The Fed pauses hikes…The Fed persists with hikes
Indeed, 2022 has been an abnormal year. Rising inflation, a hawkish rate-hiking environment, and geopolitical tensions have triggered volatility and sharp adjustments across various asset classes. What’s more, major economies are on the verge of recession.
While it may be premature to predict an end to these market adjustments, our experts believe that the central bank easing cycles will begin in 2023. Furthermore, the US Federal Reserve (Fed) may increase its Fed Funds rate to a peak of almost 5% or above by the first half of 2023. The nuance would be whether it’s a pivot or a pause.
Will we see a central-bank pivot in the first half?
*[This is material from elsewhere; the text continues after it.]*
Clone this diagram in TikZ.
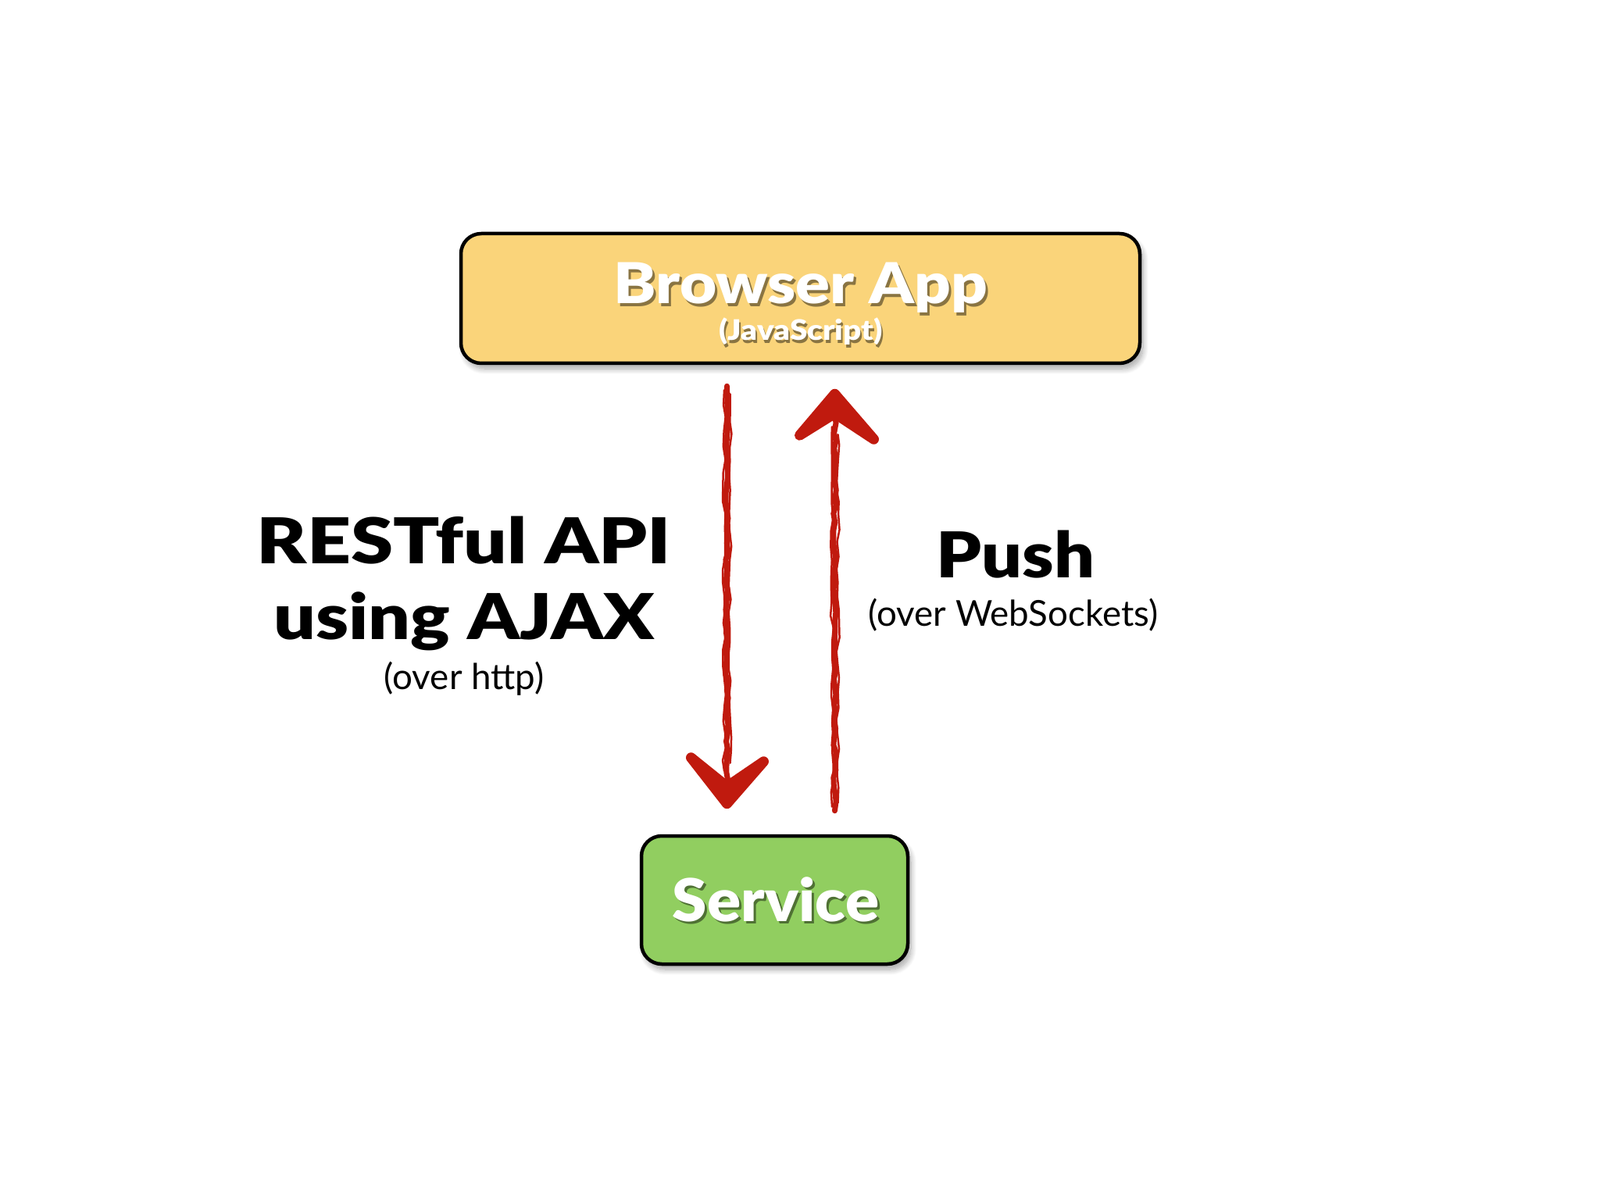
\documentclass[tikz,border=0pt]{standalone}
\usepackage{fontspec}
\usepackage{graphicx}
\setmainfont{Lato}
\newfontfamily\heavyfont{Lato Black}
\usetikzlibrary{calc,shadows.blur,decorations.pathmorphing}
\definecolor{boxyellow}{RGB}{250,212,122}
\definecolor{boxgreen}{RGB}{145,206,96}
\definecolor{arrowred}{RGB}{192,26,14}
\tikzset{
  appbox/.style={draw=black, line width=0.045cm, rounded corners=0.26cm,
    blur shadow={shadow xshift=0.04cm, shadow yshift=-0.07cm, shadow blur steps=10, shadow opacity=35}},
  boxtext/.style={text=white, anchor=base, inner sep=0pt},
  boxshade/.style={text=black, opacity=0.45, anchor=base, inner sep=0pt},
  lbl/.style={text=black, anchor=base, inner sep=0pt},
  shaft/.style={draw=arrowred, line width=0.07cm, line cap=round,
    decorate, decoration={random steps, segment length=3pt, amplitude=0.5pt}},
  shaftthin/.style={draw=arrowred, line width=0.025cm, line cap=round,
    decorate, decoration={random steps, segment length=5pt, amplitude=0.6pt}},
  headstroke/.style={draw=arrowred, fill=arrowred, line width=0.13cm, line cap=round, line join=round},
}
\newcommand{\bigtitle}[2]{\scalebox{#1}[1]{\heavyfont\fontsize{23}{27}\selectfont #2}}
\begin{document}
\begin{tikzpicture}
\useasboundingbox (0,0) rectangle (20.48,-15.36);
% boxes
\node[appbox, fill=boxyellow, minimum width=8.69cm, minimum height=1.66cm] (browser) at (10.245,-3.82) {};
\node[appbox, fill=boxgreen, minimum width=3.41cm, minimum height=1.64cm] (service) at (9.915,-11.52) {};
% box texts with shadow
\node[boxshade] (btitleS) at (10.28,-3.925) {\scalebox{1.13}[1]{\heavyfont\fontsize{20.5}{24}\selectfont Browser App}};
\node[boxtext] (btitle) at (10.25,-3.89) {\scalebox{1.13}[1]{\heavyfont\fontsize{20.5}{24}\selectfont Browser App}};
\node[boxshade] (bsubS) at (10.27,-4.395) {\scalebox{1.12}[1]{\heavyfont\fontsize{10.3}{12}\selectfont (JavaScript)}};
\node[boxtext] (bsub) at (10.25,-4.36) {\scalebox{1.12}[1]{\heavyfont\fontsize{10.3}{12}\selectfont (JavaScript)}};
\node[boxshade] (stitleS) at (9.96,-11.825) {\scalebox{1.06}[1]{\heavyfont\fontsize{21.5}{25}\selectfont Service}};
\node[boxtext] (stitle) at (9.93,-11.79) {\scalebox{1.06}[1]{\heavyfont\fontsize{21.5}{25}\selectfont Service}};
% labels
\node[lbl] (rest1) at (5.94,-7.22) {\bigtitle{1.21}{RESTful API}};
\node[lbl] (rest2) at (5.94,-8.19) {\bigtitle{1.17}{using AJAX}};
\node[lbl] (rest3) at (5.94,-8.83) {\fontsize{13}{16}\selectfont (over http)};
\node[lbl] (push1) at (13.0,-7.39) {\bigtitle{1.13}{Push}};
\node[lbl] (push2) at (12.97,-8.01) {\fontsize{13}{16}\selectfont (over WebSockets)};
% arrow endpoints
\coordinate (d1) at ([xshift=-0.94cm,yshift=-0.27cm]browser.south);
\coordinate (d2) at ([xshift=-0.61cm,yshift=0.31cm]service.north);
\coordinate (u1) at ([xshift=0.77cm,yshift=0.30cm]service.north);
\coordinate (u2) at ([xshift=0.44cm,yshift=-0.29cm]browser.south);
% request arrow (down)
\draw[shaft] (d1) -- ($(d2)+(0,0.15)$);
\draw[shaftthin] ($(d1)+(-0.035,-0.05)$) -- ($(d2)+(-0.035,0.5)$);
\draw[shaftthin] ($(d1)+(0.04,-0.1)$) -- ($(d2)+(0.04,0.6)$);
\draw[headstroke] ($(d2)+(-0.46,0.67)$) -- ($(d2)+(0,0.08)$) -- ($(d2)+(0.47,0.62)$) -- ($(d2)+(0,0.3)$) -- cycle;
% push arrow (up)
\draw[shaft] (u1) -- ($(u2)+(0,-0.15)$);
\draw[shaftthin] ($(u1)+(-0.035,0.05)$) -- ($(u2)+(-0.035,-0.5)$);
\draw[shaftthin] ($(u1)+(0.04,0.1)$) -- ($(u2)+(0.04,-0.6)$);
\draw[headstroke] ($(u2)+(-0.45,-0.61)$) -- ($(u2)+(0,-0.08)$) -- ($(u2)+(0.5,-0.66)$) -- ($(u2)+(0,-0.33)$) -- cycle;
\end{tikzpicture}
\end{document}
While monetary easing by developed-market central banks may occur before the end of 2023 (as growth concerns overtake worries about the inflationary backdrop), the Fed and other central banks could pause and maintain rates at current levels before changing direction. Inflation will have to unwind to a point where most central banks could pause and assess the impact of—to borrow a phrase from the Fed—cumulative tightening before the end of 2Q 2023.
If more manageable inflation fails to materialise, central banks will then face two options: choose to look through inflation (e.g., inflation now is no longer the only considered by the Bank of Canada in its decision-making process) or continue tightening beyond what has already been priced in by the market. The second scenario would likely lead to another bout of heightened financial market volatility.
If that happens, global central banks will continue to fight inflation, be vigilant of peaking inflation, and retain their hawkish bias. In turn, this would lead to a stronger US dollar. In other words, the status quo of 2022 will remain – pro-dollar, elevated rates and equity-market volatility, as well as a higher-for-longer inflationary environment. Headline inflation will continue to drive market sentiment, and if price rises haven’t peaked, central banks will need to be more restrictive with their monetary policies.
Asia is positioned for a fuller-economic reopening and a slow-motion recovery
In Asia, we see clear signs of economic re-opening amid increasing policy support from China. The broader Asian economy may benefit from a fuller economic reopening (for instance, mainland China, Hong Kong SAR, Japan, and Taiwan) and a recovery in tourism. South Asian economies are opening their borders amid higher vaccination rates. Notably, economies more exposed to declining global demand could be relatively worse off due to the looming slowdown or recession.